I too looked a little embarrassed. “Only a few.” I did not want to say so, but instead of reading about meditation, I had used my time to practice it.

If you want to know the mystical tradition, don’t rely on books about the mystics; go directly to the great mystics themselves. A scholarly presentation may have its place, but personal testimonies are infinitely more helpful. When I was a student of English literature, we were expected to know a great deal about Shakespeare’s plays: Hamlet’s motivation, the psychology of Lady Macbeth, the kinds of comedy in A Midsummer Night’s Dream. How many books I read by how many scholars, critics, producers, theater historians, actors — all of it about Shakespeare; scores and scores of books from secondary perspectives. I read what Richards thought about Bradley’s comment on Coleridge’s opinion of Dryden’s evaluation of Shakespeare in his “Essay of Dramatic Poesy.” Endless! Only later did I realize that by poring over the words of Shakespeare himself, I could have penetrated into the characters, the plot twists, the poetry, the very texture of the plays and of Shakespeare’s spirit. But I did not know this at the time; I probably lacked the confidence to put it into practice. Only after I learned to meditate and began to trust my own powers of observation did I see that I had mistaken a packet of maps for the land.

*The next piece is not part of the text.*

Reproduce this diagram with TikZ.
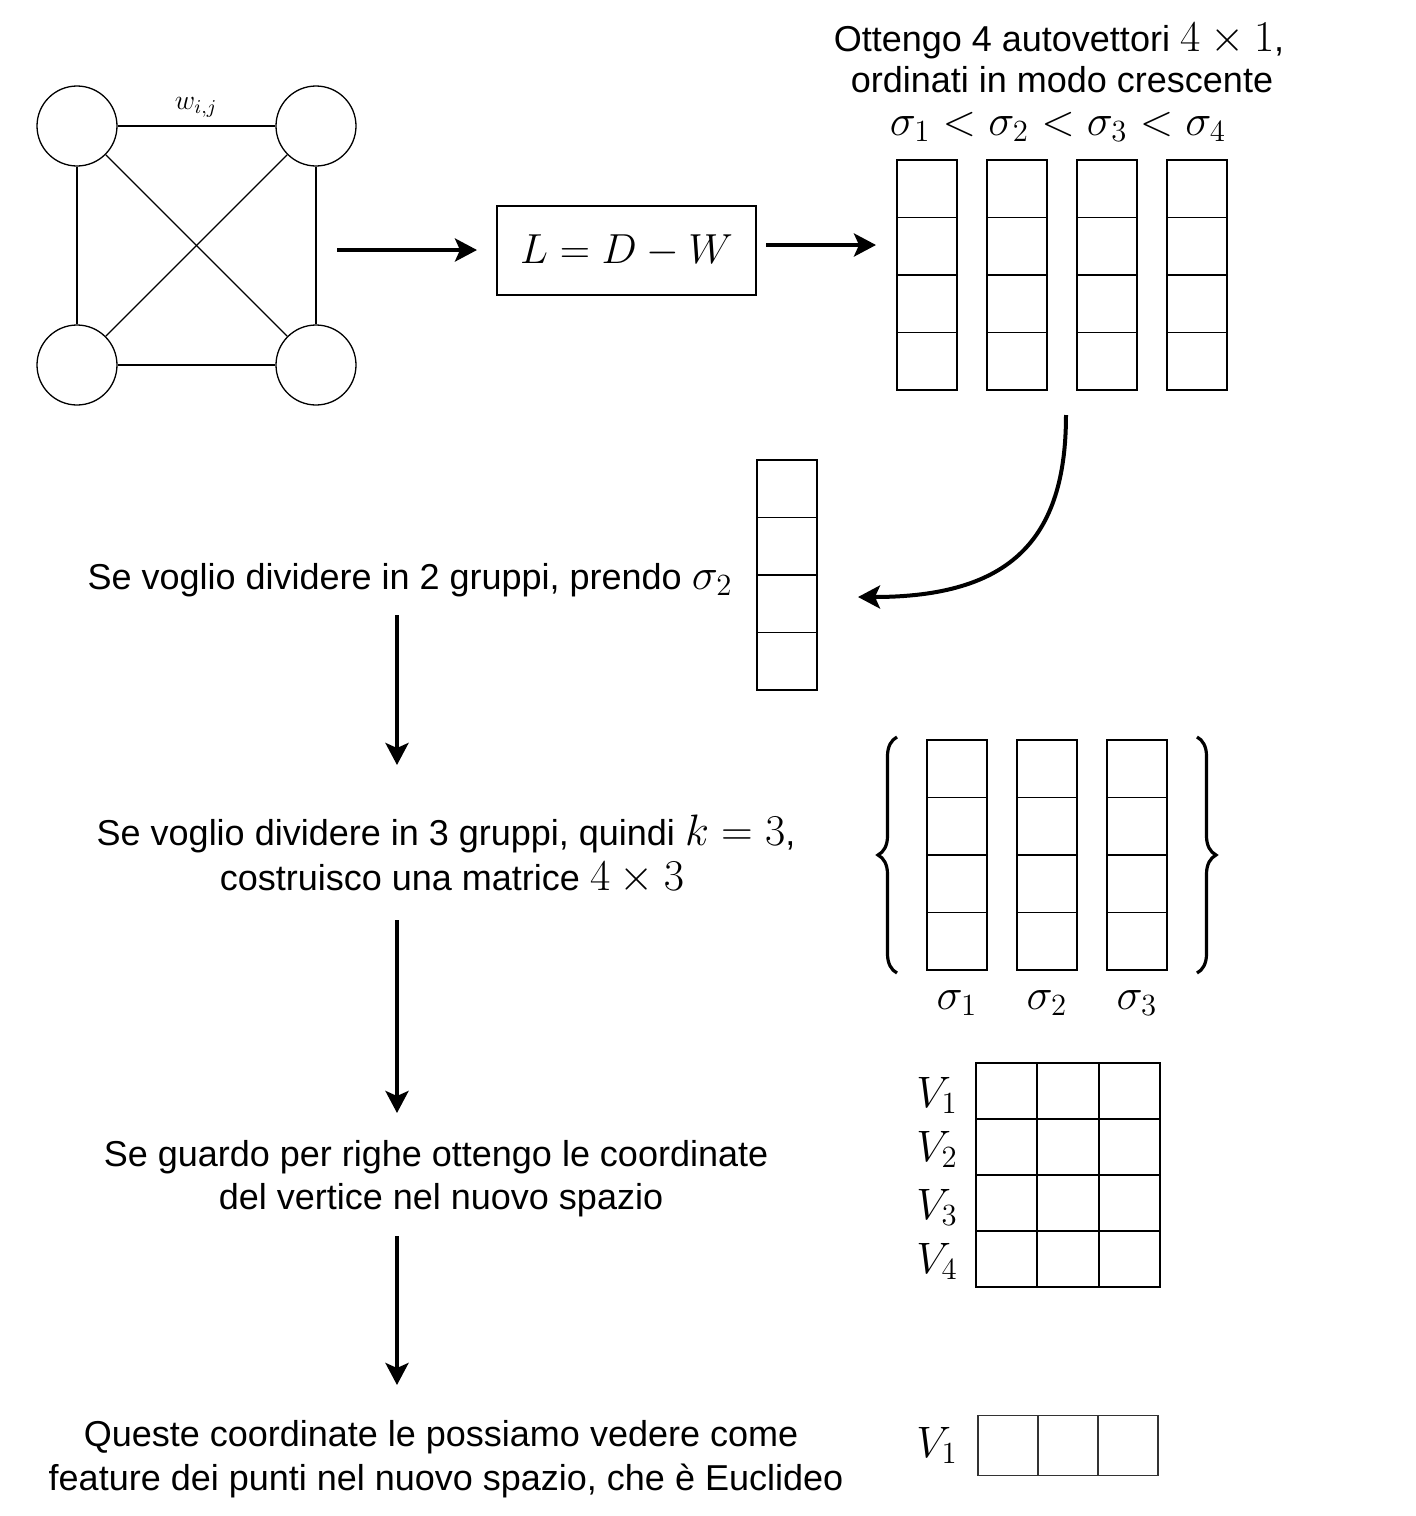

So please read the words of Saint Augustine and don’t do what I did with the Bard and read what A claims B said C thought about Saint Augustine. The opportunities to detour increase all the time; so many books on the spiritual life are available, an overwhelming array. Don’t spend time on faint reflections; go directly to the sources of radiance.

Books chosen from the annals of mysticism should be read slowly and well. We are not after information, but understanding and inspiration. Take in a little every day, reflect on it, and then try to practice what you have learned.

There is a tale of a man who found on the road a large stone bearing the words, “Under me lies a great truth.” The man strained to turn the stone over and finally succeeded. On the bottom was written, “Why do you want a new truth when you do not practice what you already know?”

In spiritual reading, too, it takes time to assimilate the truths we meet. Far better to read a few books and make them your own than to read many books quickly and superficially — just as you will grow more crops by cultivating your own garden, however tiny, than by flying in an airplane over all the farmland in the county.